The Emerging Blocs: A Fracturing Financial World

This technological shift is creating clear geopolitical fault lines, leading to the emergence of distinct financial blocs.

1. The US-Led Incumbent Bloc

The United States and its allies aim to preserve the structural advantages of the current system. Their strategy involves regulating stablecoins to bring them within the traditional financial perimeter and cautiously exploring a potential digital dollar. The goal is to innovate without ceding the "exorbitant privilege" the US dollar and its control over financial chokepoints currently provide.
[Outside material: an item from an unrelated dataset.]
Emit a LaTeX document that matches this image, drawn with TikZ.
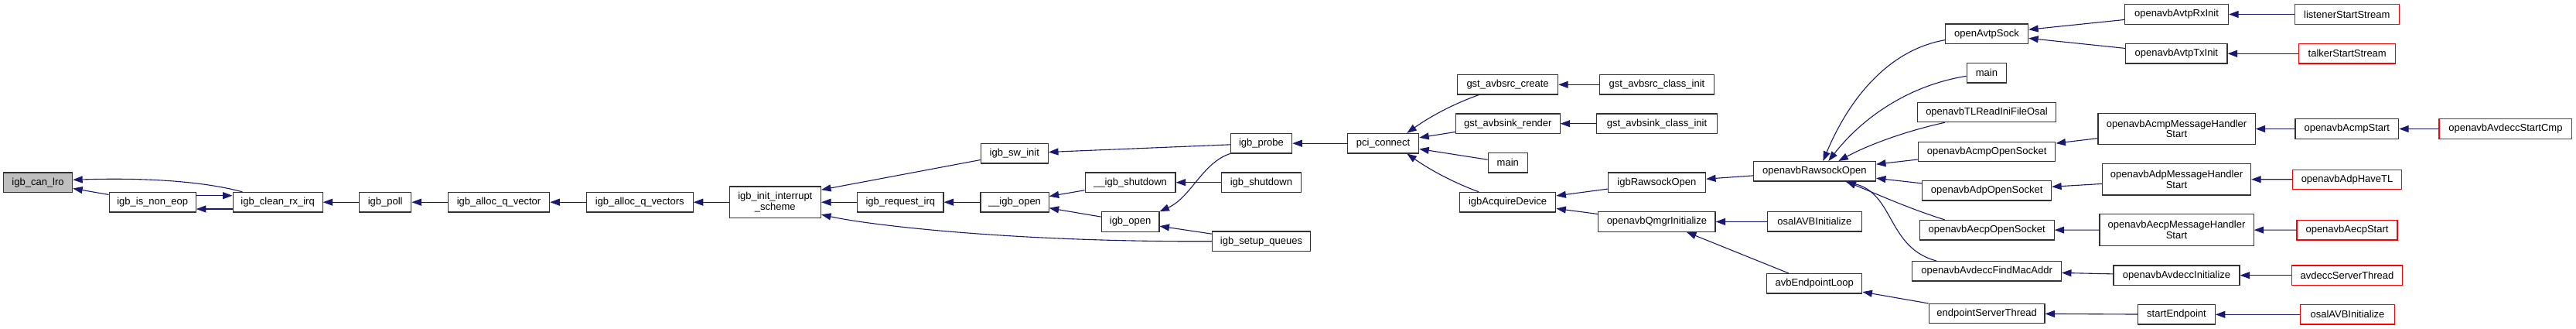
\documentclass[tikz,border=0pt]{standalone}
\usepackage{fontspec}
\setmainfont{Liberation Sans}
\usetikzlibrary{arrows.meta}
\definecolor{edgec}{HTML}{191970}
\definecolor{boxc}{HTML}{333333}
\definecolor{grey75}{HTML}{BFBFBF}
\begin{document}
\begin{tikzpicture}[x=1pt,y=-1pt,
 box/.style={draw=boxc, line width=1.2pt, fill=white, inner sep=0pt, minimum height=25.4pt, align=center, font=\fontsize{13}{13.5}\selectfont},
 rbox/.style={box, draw=red},
 edge/.style={draw=edgec, line width=1.1pt, -{Triangle[length=12.5pt,width=9pt]}}]
\useasboundingbox (0,0) rectangle (3331,425);
% column 1-7
\node[box, fill=grey75, minimum width=89pt] (canlro) at (49.1,235.7) {igb\_can\_lro};
\node[box, minimum width=112.1pt] (noneop) at (197.2,261.2) {igb\_is\_non\_eop};
\node[box, minimum width=116pt] (clean) at (359.1,261.2) {igb\_clean\_rx\_irq};
\node[box, minimum width=67.2pt] (poll) at (498.2,261.2) {igb\_poll};
\node[box, minimum width=131.4pt] (allocv) at (645,261.2) {igb\_alloc\_q\_vector};
\node[box, minimum width=137.9pt] (allocvs) at (827.2,261.2) {igb\_alloc\_q\_vectors};
\node[box, minimum width=118.2pt, minimum height=40.3pt] (initis) at (1002.3,261.2) {igb\_init\_interrupt\\\_scheme};
\node[box, minimum width=87.2pt] (swinit) at (1311.8,198.3) {igb\_sw\_init};
\node[box, minimum width=111.4pt] (reqirq) at (1164.3,261.2) {igb\_request\_irq};
\node[box, minimum width=88.2pt] (uopen) at (1312,261.2) {\_\_igb\_open};
\node[box, minimum width=116.8pt] (ushut) at (1461.6,235.7) {\_\_igb\_shutdown};
\node[box, minimum width=74.6pt] (open) at (1461.6,286.5) {igb\_open};
\node[box, minimum width=79.3pt] (probe) at (1631,185.2) {igb\_probe};
\node[box, minimum width=103.2pt] (shut) at (1630.9,235.7) {igb\_shutdown};
\node[box, minimum width=127.1pt] (setupq) at (1631,311.7) {igb\_setup\_queues};
\node[box, minimum width=92.1pt] (pci) at (1788.6,185.2) {pci\_connect};
\node[box, minimum width=130pt] (srccr) at (1949.6,109.3) {gst\_avbsrc\_create};
\node[box, minimum width=134.6pt] (sinkr) at (1949.8,159.7) {gst\_avbsink\_render};
\node[box, minimum width=51.1pt] (mainA) at (1949.8,210.3) {main};
\node[box, minimum width=124.3pt] (acq) at (1949.6,261.2) {igbAcquireDevice};
\node[box, minimum width=148.6pt] (srcci) at (2142.5,109.3) {gst\_avbsrc\_class\_init};
\node[box, minimum width=155.8pt] (sinkci) at (2142.5,159.7) {gst\_avbsink\_class\_init};
\node[box, minimum width=126.1pt] (igbraw) at (2142.4,235.7) {igbRawsockOpen};
\node[box, minimum width=151.1pt] (qmgr) at (2142.4,286.5) {openavbQmgrInitialize};
\node[box, minimum width=157.9pt] (raw) at (2346.4,221.3) {openavbRawsockOpen};
\node[box, minimum width=121.4pt] (osalA) at (2346.4,286.3) {osalAVBInitialize};
\node[box, minimum width=123.3pt] (eploop) at (2346.2,366.3) {avbEndpointLoop};
\node[box, minimum width=107.1pt] (avtpsock) at (2569,43.8) {openAvtpSock};
\node[box, minimum width=51.4pt] (mainB) at (2568.9,94.3) {main};
\node[box, minimum width=179.3pt] (tlread) at (2569,145) {openavbTLReadIniFileOsal};
\node[box, minimum width=177.5pt] (acmpos) at (2569.1,195.8) {openavbAcmpOpenSocket};
\node[box, minimum width=166.8pt] (adpos) at (2569.1,246.3) {openavbAdpOpenSocket};
\node[box, minimum width=174pt] (aecpos) at (2569.1,297.2) {openavbAecpOpenSocket};
\node[box, minimum width=192.5pt] (findmac) at (2569.1,350.3) {openavbAvdeccFindMacAddr};
\node[box, minimum width=149.6pt] (epserver) at (2569.1,405) {endpointServerThread};
\node[box, minimum width=134pt] (rxinit) at (2814.5,18.5) {openavbAvtpRxInit};
\node[box, minimum width=131.2pt] (txinit) at (2814.3,69.3) {openavbAvtpTxInit};
\node[rbox, minimum width=135.2pt] (listener) at (3034.8,18.5) {listenerStartStream};
\node[rbox, minimum width=124.8pt] (talker) at (3035.2,69.3) {talkerStartStream};
\node[box, minimum width=203.2pt, minimum height=40.4pt] (acmpmhs) at (2814.5,166.5) {openavbAcmpMessageHandler\\Start};
\node[box, minimum width=133.6pt] (acmpstart) at (3034.8,166.5) {openavbAcmpStart};
\node[rbox, minimum width=171.9pt] (startcmp) at (3239.9,166.5) {openavbAvdeccStartCmp};
\node[box, minimum width=192pt, minimum height=40.7pt] (adpmhs) at (2814.5,231.7) {openavbAdpMessageHandler\\Start};
\node[rbox, minimum width=140.4pt] (adphave) at (3035,231.8) {openavbAdpHaveTL};
\node[box, minimum width=199.2pt, minimum height=40.6pt] (aecpmhs) at (2814.5,297) {openavbAecpMessageHandler\\Start};
\node[rbox, minimum width=130pt] (aecpstart) at (3035,297.2) {openavbAecpStart};
\node[box, minimum width=163pt] (avdinit) at (2814.5,355.7) {openavbAvdeccInitialize};
\node[rbox, minimum width=142.9pt] (avdserver) at (3035,355.7) {avdeccServerThread};
\node[box, minimum width=99.4pt] (startep) at (2814.5,406.3) {startEndpoint};
\node[rbox, minimum width=121.9pt] (osalB) at (3035.5,406.3) {osalAVBInitialize};
% edges
\draw[edge] (noneop) -- (canlro);
\draw[edge] ([xshift=13pt]clean.north west) .. controls (270,236) and (200,229) .. ([yshift=3.4pt]canlro.east);
\draw[edge] ([yshift=8.5pt]noneop.east) -- ([yshift=8.5pt]clean.west);
\draw[edge] ([yshift=-8.8pt]clean.west) -- ([yshift=-8.8pt]noneop.east);
\draw[edge] (poll) -- (clean);
\draw[edge] (allocv) -- (poll);
\draw[edge] (allocvs) -- (allocv);
\draw[edge] (initis) -- (allocvs);
\draw[edge] (swinit) -- ([yshift=16pt]initis.east);
\draw[edge] (reqirq) -- (initis);
\draw[edge] (setupq.west) .. controls (1320,313) and (1130,292) .. ([yshift=-16pt]initis.east);
\draw[edge] (uopen) -- (reqirq);
\draw[edge] (ushut) -- (uopen);
\draw[edge] (open) -- (uopen);
\draw[edge] (probe) -- (swinit);
\draw[edge] (shut) -- (ushut);
\draw[edge] (probe.south west) .. controls (1555,210) and (1540,255) .. (open.north east);
\draw[edge] (setupq) -- (open);
\draw[edge] (pci) -- (probe);
\draw[edge] ([xshift=28.3pt]srccr.south west) .. controls (1880,134) and (1850,150) .. ([xshift=-16pt]pci.north east);
\draw[edge] (sinkr) -- (pci);
\draw[edge] (mainA) -- (pci);
\draw[edge] ([xshift=25.4pt]acq.north west) .. controls (1880,236) and (1850,220) .. ([xshift=-16pt]pci.south east);
\draw[edge] (srcci) -- (srccr);
\draw[edge] (sinkci) -- (sinkr);
\draw[edge] (igbraw) -- (acq);
\draw[edge] (qmgr) -- (acq);
\draw[edge] (raw) -- (igbraw);
\draw[edge] (osalA) -- (qmgr);
\draw[edge] ([xshift=29pt]eploop.north west) -- ([xshift=114.6pt]qmgr.south west);
\draw[edge] ([yshift=-7.9pt]avtpsock.west) .. controls (2440,65) and (2390,130) .. ([xshift=90.5pt]raw.north west);
\draw[edge] ([yshift=-4pt]mainB.west) .. controls (2470,110) and (2410,150) .. ([xshift=97.5pt]raw.north west);
\draw[edge] ([xshift=36pt]tlread.south west) .. controls (2470,168) and (2420,185) .. ([xshift=110.5pt]raw.north west);
\draw[edge] (acmpos) -- (raw);
\draw[edge] (adpos) -- (raw);
\draw[edge] ([xshift=33.3pt]aecpos.north west) .. controls (2470,270) and (2430,252) .. ([xshift=120.5pt]raw.south west);
\draw[edge] ([xshift=31.7pt]findmac.north west) .. controls (2440,320) and (2450,250) .. ([xshift=119.5pt]raw.south west);
\draw[edge] (epserver) -- (eploop);
\draw[edge] (rxinit) -- (avtpsock);
\draw[edge] (txinit) -- (avtpsock);
\draw[edge] (listener) -- (rxinit);
\draw[edge] (talker) -- (txinit);
\draw[edge] (acmpmhs) -- (acmpos);
\draw[edge] (acmpstart) -- (acmpmhs);
\draw[edge] (startcmp) -- (acmpstart);
\draw[edge] (adpmhs) -- (adpos);
\draw[edge] (adphave) -- (adpmhs);
\draw[edge] (aecpmhs) -- (aecpos);
\draw[edge] (aecpstart) -- (aecpmhs);
\draw[edge] (avdinit) -- (findmac);
\draw[edge] (avdserver) -- (avdinit);
\draw[edge] (startep) -- (epserver);
\draw[edge] (osalB) -- (startep);
\end{tikzpicture}
\end{document}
2. The China-Led Revisionist Bloc

Led by China and including nations like Russia and other BRICS members, this bloc is actively building and promoting alternatives. Their primary motivation is "de-dollarization" and creating a financial system immune to Western sanctions. Projects like mBridge and the promotion of the e-CNY in international trade are central to this strategy.

3. The Non-Aligned Innovators

Many nations in Africa, Latin America, and Southeast Asia fall into this category. They are less concerned with ideology and more with practical benefits: reducing remittance costs, boosting trade, and gaining financial autonomy. These countries are likely to become pragmatic users of whichever system—or combination of systems—offers the best efficiency, cost, and access.

Conclusion: A New Chapter in Global Finance

The era of a single, monolithic infrastructure for cross-border payments is drawing to a close. SWIFT will not disappear overnight, but it is no longer the only game in town. The rise of CBDCs and stablecoins is not merely a technical footnote; it is the engine of a profound geopolitical realignment. We are witnessing the birth of a more fragmented, multi-polar financial world where technology directly enables national and economic strategy.

The competition to build and control these new payment rails will define international relations for decades to come. For businesses, governments, and individuals, understanding this emerging geopolitical stack is no longer optional—it is essential for navigating the future of the global economy.